### Required task
Exact reproduction is required for the lines bounded by the one containing "Output the Python" and the one containing "ax.tick_params(axis='x', length=0, pad=21)", both bounds included. Print them without any pictures.

Data listing:
>> start
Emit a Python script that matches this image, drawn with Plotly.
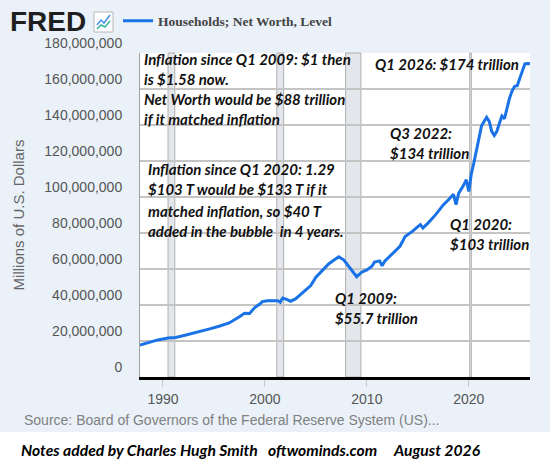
import plotly.graph_objects as go

# ---------------- data ----------------
dates = [
    "1987-10-01", "1988-07-01", "1989-07-01", "1990-07-01", "1991-04-01", "1992-04-01",
    "1993-04-01", "1994-07-01", "1995-07-01", "1996-07-01", "1997-07-01", "1998-01-01",
    "1998-07-01", "1999-01-01", "1999-07-01", "1999-10-01", "2000-04-01", "2000-10-01",
    "2001-04-01", "2001-07-01", "2001-10-01", "2002-04-01", "2002-07-01", "2003-01-01",
    "2003-10-01", "2004-07-01", "2005-01-01", "2005-10-01", "2006-04-01", "2006-10-01",
    "2007-04-01", "2007-10-01", "2008-04-01", "2009-01-01", "2009-07-01", "2010-01-01",
    "2010-07-01", "2010-10-01", "2011-04-01", "2011-07-01", "2011-10-01", "2012-07-01",
    "2013-04-01", "2013-10-01", "2014-07-01", "2015-01-01", "2015-04-01", "2015-07-01",
    "2016-01-01", "2016-10-01", "2017-07-01", "2018-01-01", "2018-07-01", "2018-10-01",
    "2019-01-01", "2019-07-01", "2019-10-01", "2020-01-01", "2020-04-01", "2020-07-01",
    "2020-10-01", "2021-01-01", "2021-04-01", "2021-07-01", "2021-10-01", "2022-01-01",
    "2022-04-01", "2022-07-01", "2022-10-01", "2023-01-01", "2023-04-01", "2023-07-01",
    "2023-10-01", "2024-01-01", "2024-04-01", "2024-07-01", "2024-10-01", "2025-01-01",
    "2025-04-01", "2025-07-01", "2025-10-01", "2026-01-01",
]
net_worth_trillions = [
    17.7, 19.0, 20.6, 21.7, 22.0, 23.3,
    24.6, 26.6, 28.2, 30.0, 33.5, 35.4,
    35.3, 38.6, 40.5, 41.9, 42.4, 42.3,
    42.4, 41.6, 43.9, 42.8, 42.1, 43.4,
    47.2, 50.8, 55.4, 60.0, 62.8, 64.9,
    66.8, 65.0, 61.0, 55.7, 58.2, 59.5,
    61.5, 63.8, 64.5, 61.8, 64.3, 68.4,
    72.6, 78.0, 81.0, 83.6, 84.7, 82.8,
    85.5, 90.2, 95.6, 98.5, 101.5, 95.8,
    102.0, 106.6, 109.6, 103.1, 113.0, 119.0,
    126.0, 134.5, 139.5, 142.0, 144.3, 142.0,
    136.5, 134.2, 136.5, 141.0, 145.0, 143.5,
    150.0, 155.0, 159.0, 161.5, 161.8, 166.0,
    170.5, 174.0, 174.2, 174.0,
]
net_worth_millions = [v * 1_000_000 for v in net_worth_trillions]

series_name = "Households; Net Worth, Level"

recession_starts = ["1990-07-01", "2001-03-01", "2007-12-01", "2020-02-01"]
recession_ends = ["1991-03-01", "2001-11-01", "2009-06-01", "2020-04-01"]

y_tick_values = [0, 20e6, 40e6, 60e6, 80e6, 100e6, 120e6, 140e6, 160e6, 180e6]
y_tick_labels = ["0", "20,000,000", "40,000,000", "60,000,000", "80,000,000",
                 "100,000,000", "120,000,000", "140,000,000", "160,000,000", "180,000,000"]
x_tick_values = ["1990-01-01", "2000-01-01", "2010-01-01", "2020-01-01"]
x_tick_labels = ["1990", "2000", "2010", "2020"]

note_blocks = [
    "Inflation since Q1 2009: $1 then<br>is $1.58 now.",
    "Net Worth would be $88 trillion<br>if it matched inflation",
    "Inflation since Q1 2020: 1.29<br>$103 T would be $133 T if it",
    "matched inflation, so $40 T<br>added in the bubble  in 4 years.",
    "Q1 2026: $174 trillion",
    "Q3 2022:<br>$134 trillion",
    "Q1 2020:<br>$103 trillion",
    "Q1 2009:<br>$55.7 trillion",
]
source_text = "Source: Board of Governors of the Federal Reserve System (US)..."
footer_text = "Notes added by Charles Hugh Smith   oftwominds.com     August 2026"

# ---------------- layout geometry ----------------
W, H = 550, 466
L, R, T, B = 140, 530, 53, 377


def px(x):
    return (x - L) / (R - L)


def py(y):
    return (B - y) / (B - T)


BG = "#eaf1f9"
LINE_BLUE = "#1a73e6"
TXT = "#555555"

fig = go.Figure()
fig.add_trace(go.Scatter(
    x=dates, y=net_worth_millions, mode="lines", name=series_name,
    line=dict(color=LINE_BLUE, width=3), showlegend=True,
))

shapes = []
for s, e in zip(recession_starts, recession_ends):
    shapes.append(dict(type="rect", xref="x", yref="paper", x0=s, x1=e, y0=0, y1=1,
                       fillcolor="#e3e7ec", line=dict(color="#b0b0b0", width=1),
                       layer="below"))

# FRED logo icon (decoration)
shapes.append(dict(type="rect", xref="paper", yref="paper",
                   x0=px(94), x1=px(113), y0=py(32), y1=py(12),
                   fillcolor="white", line=dict(color="#b8b8b8", width=1)))
shapes.append(dict(type="path", xref="paper", yref="paper",
                   path=f"M{px(97)},{py(25)} L{px(101)},{py(20)} L{px(104)},{py(23)} L{px(110)},{py(15)}",
                   line=dict(color="#4a90e2", width=1.5)))
shapes.append(dict(type="path", xref="paper", yref="paper",
                   path=f"M{px(97)},{py(29)} L{px(101)},{py(25)} L{px(105)},{py(27)} L{px(110)},{py(21)}",
                   line=dict(color="#3db39e", width=1.5)))

note_font = dict(family="Lato, 'Open Sans', sans-serif", size=15, color="#111111")
note_pos = [  # (left px, top px)
    (142, 48), (142, 88), (146, 158), (146, 200),
    (373, 53), (388, 122), (448, 213), (333, 287),
]
annotations = []
for txt, (ax, ay) in zip(note_blocks, note_pos):
    annotations.append(dict(text=f"<b><i>{txt}</i></b>", xref="paper", yref="paper",
                            x=px(ax), y=py(ay), xanchor="left", yanchor="top",
                            showarrow=False, align="left", font=note_font))

annotations.append(dict(text="<b>FRED</b>", xref="paper", yref="paper",
                        x=px(8), y=py(21), xanchor="left", yanchor="middle", showarrow=False,
                        font=dict(family="Liberation Sans, Arial, sans-serif", size=28, color="#1f1f1f")))
annotations.append(dict(text=source_text, xref="paper", yref="paper",
                        x=px(22), y=py(420), xanchor="left", yanchor="middle", showarrow=False,
                        font=dict(family="Liberation Sans, Arial, sans-serif", size=14, color="#808080")))
annotations.append(dict(text=f"<b><i>{footer_text}</i></b>", xref="paper", yref="paper",
                        x=px(19), y=py(450), xanchor="left", yanchor="middle", showarrow=False,
                        font=dict(family="Lato, 'Open Sans', sans-serif", size=15.7, color="#000000")))

# white strip at bottom of page
shapes.append(dict(type="rect", xref="paper", yref="paper",
                   x0=px(-5), x1=px(560), y0=py(470), y1=py(432),
                   fillcolor="white", line=dict(width=0), layer="below"))

fig.update_layout(
    width=W, height=H,
    margin=dict(l=L, r=W - R, t=T, b=H - B, autoexpand=False),
    paper_bgcolor=BG, plot_bgcolor="white",
    shapes=shapes, annotations=annotations,
    showlegend=True,
    legend=dict(orientation="h", x=px(118), y=py(21), xanchor="left", yanchor="middle",
                bgcolor="rgba(0,0,0,0)", itemwidth=30,
                font=dict(family="Liberation Serif, 'Times New Roman', serif", size=13.5,
                          color="#444444", weight="bold")),
    xaxis=dict(type="date", range=["1987-10-01", "2026-01-01"], automargin=False,
               tickvals=x_tick_values, ticktext=x_tick_labels,
               showgrid=False, zeroline=False,
               showline=True, linecolor="#000000", linewidth=2.5,
               ticks="outside", ticklen=7, tickcolor="#c8c8c8", tickwidth=1,
               tickfont=dict(family="Liberation Sans, Arial, sans-serif", size=14, color=TXT)),
    yaxis=dict(range=[0, 180e6], tickvals=y_tick_values, ticktext=y_tick_labels, automargin=False,
               showgrid=True, gridcolor="#c4c4c4", gridwidth=1.5, zeroline=False,
               showline=True, linecolor="#a0a0a0", linewidth=1,
               ticks="", ticklabelposition="outside top", ticklabelstandoff=14,
               tickfont=dict(family="Liberation Sans, Arial, sans-serif", size=14, color=TXT),
               title=dict(text="Millions of U.S. Dollars", standoff=16,
                          font=dict(family="Liberation Sans, Arial, sans-serif", size=15, color="#666666"))),
)

fig.write_html("out.html", config={"displayModeBar": False},
               post_script="document.body.style.margin='0px';document.body.style.overflow='hidden';")
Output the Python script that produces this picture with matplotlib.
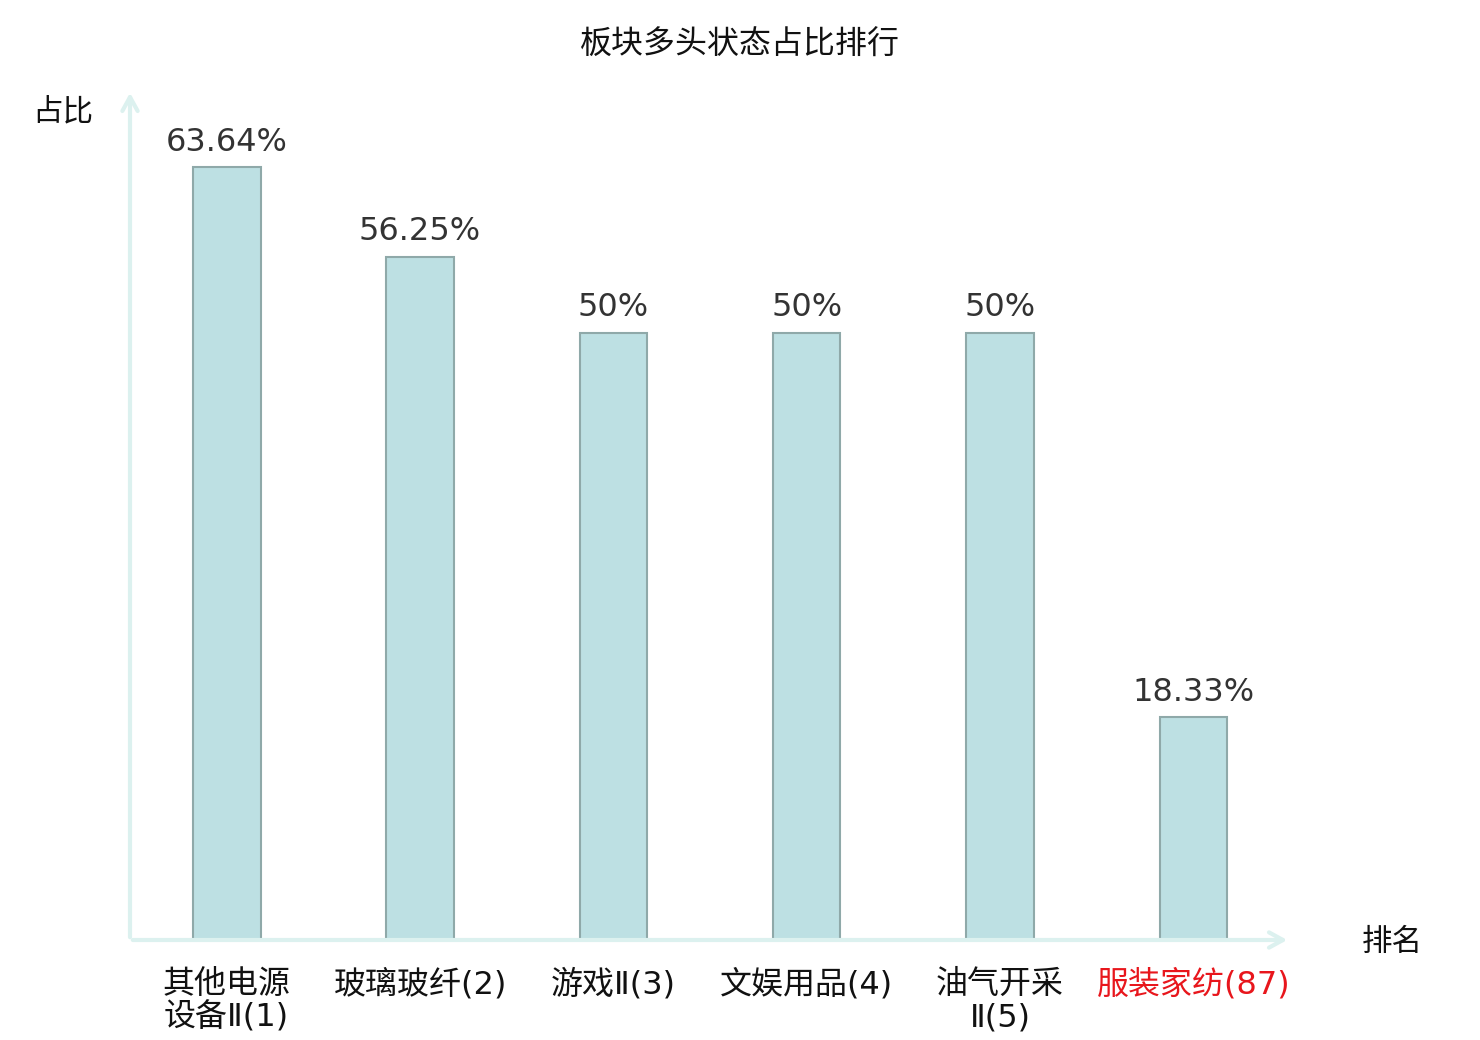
import matplotlib.pyplot as plt

plt.rcParams['font.family'] = ['Noto Sans CJK SC', 'DejaVu Sans']

# datos del gráfico
sectores = ['其他电源\n设备Ⅱ(1)', '玻璃玻纤(2)', '游戏Ⅱ(3)', '文娱用品(4)', '油气开采\nⅡ(5)', '服装家纺(87)']
valores = [63.64, 56.25, 50, 50, 50, 18.33]
etiquetas_valor = ['63.64%', '56.25%', '50%', '50%', '50%', '18.33%']
colores_texto = ['#111111', '#111111', '#111111', '#111111', '#111111', '#e8161c']

color_barra = '#bde0e3'
color_borde = '#8fa9a9'
color_eje = '#dcf1ef'

fig = plt.figure(figsize=(14.8, 10.4), dpi=100)
ax = fig.add_axes([130 / 1480, 100 / 1040, 1160 / 1480, 850 / 1040])

x = list(range(len(sectores)))
ax.bar(x, valores, width=0.35, color=color_barra, edgecolor=color_borde, linewidth=1.5, zorder=3)

for xi, v, txt in zip(x, valores, etiquetas_valor):
    ax.annotate(txt, (xi, v), xytext=(0, 7), textcoords='offset points',
                ha='center', va='bottom', fontsize=23, color='#333333',
                family='DejaVu Sans')

ax.set_xlim(-0.5, 5.5)
ax.set_ylim(0, 70)

for s in ax.spines.values():
    s.set_visible(False)
ax.set_yticks([])
ax.set_xticks(x)
ax.set_xticklabels(sectores, fontsize=23, linespacing=1.08,
                   family=['DejaVu Sans', 'Noto Sans CJK SC'])
for lbl, c in zip(ax.get_xticklabels(), colores_texto):
    lbl.set_color(c)
ax.tick_params(axis='x', length=0, pad=21)

# ejes con flechas
estilo = '->,head_length=1.0,head_width=0.55'
ax.annotate('', xy=(1.0, 0), xytext=(0, 0), xycoords='axes fraction',
            arrowprops=dict(arrowstyle=estilo, color=color_eje, lw=3),
            annotation_clip=False)
ax.annotate('', xy=(0, 1.0), xytext=(0, 0), xycoords='axes fraction',
            arrowprops=dict(arrowstyle=estilo, color=color_eje, lw=3),
            annotation_clip=False)

fig.text(63 / 1480, 1 - 112 / 1040, '占比', ha='center', va='center', fontsize=22, color='#111111')
fig.text(1392 / 1480, 1 - 942 / 1040, '排名', ha='center', va='center', fontsize=22, color='#111111')
fig.text(740 / 1480, 1 - 45 / 1040, '板块多头状态占比排行', ha='center', va='center', fontsize=23, color='#111111')

fig.savefig('out.png', dpi=100)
>> end
### Reply to the task
Output the Python script that produces this picture with matplotlib.
import matplotlib.pyplot as plt

plt.rcParams['font.family'] = ['Noto Sans CJK SC', 'DejaVu Sans']

# datos del gráfico
sectores = ['其他电源\n设备Ⅱ(1)', '玻璃玻纤(2)', '游戏Ⅱ(3)', '文娱用品(4)', '油气开采\nⅡ(5)', '服装家纺(87)']
valores = [63.64, 56.25, 50, 50, 50, 18.33]
etiquetas_valor = ['63.64%', '56.25%', '50%', '50%', '50%', '18.33%']
colores_texto = ['#111111', '#111111', '#111111', '#111111', '#111111', '#e8161c']

color_barra = '#bde0e3'
color_borde = '#8fa9a9'
color_eje = '#dcf1ef'

fig = plt.figure(figsize=(14.8, 10.4), dpi=100)
ax = fig.add_axes([130 / 1480, 100 / 1040, 1160 / 1480, 850 / 1040])

x = list(range(len(sectores)))
ax.bar(x, valores, width=0.35, color=color_barra, edgecolor=color_borde, linewidth=1.5, zorder=3)

for xi, v, txt in zip(x, valores, etiquetas_valor):
    ax.annotate(txt, (xi, v), xytext=(0, 7), textcoords='offset points',
                ha='center', va='bottom', fontsize=23, color='#333333',
                family='DejaVu Sans')

ax.set_xlim(-0.5, 5.5)
ax.set_ylim(0, 70)

for s in ax.spines.values():
    s.set_visible(False)
ax.set_yticks([])
ax.set_xticks(x)
ax.set_xticklabels(sectores, fontsize=23, linespacing=1.08,
                   family=['DejaVu Sans', 'Noto Sans CJK SC'])
for lbl, c in zip(ax.get_xticklabels(), colores_texto):
    lbl.set_color(c)
ax.tick_params(axis='x', length=0, pad=21)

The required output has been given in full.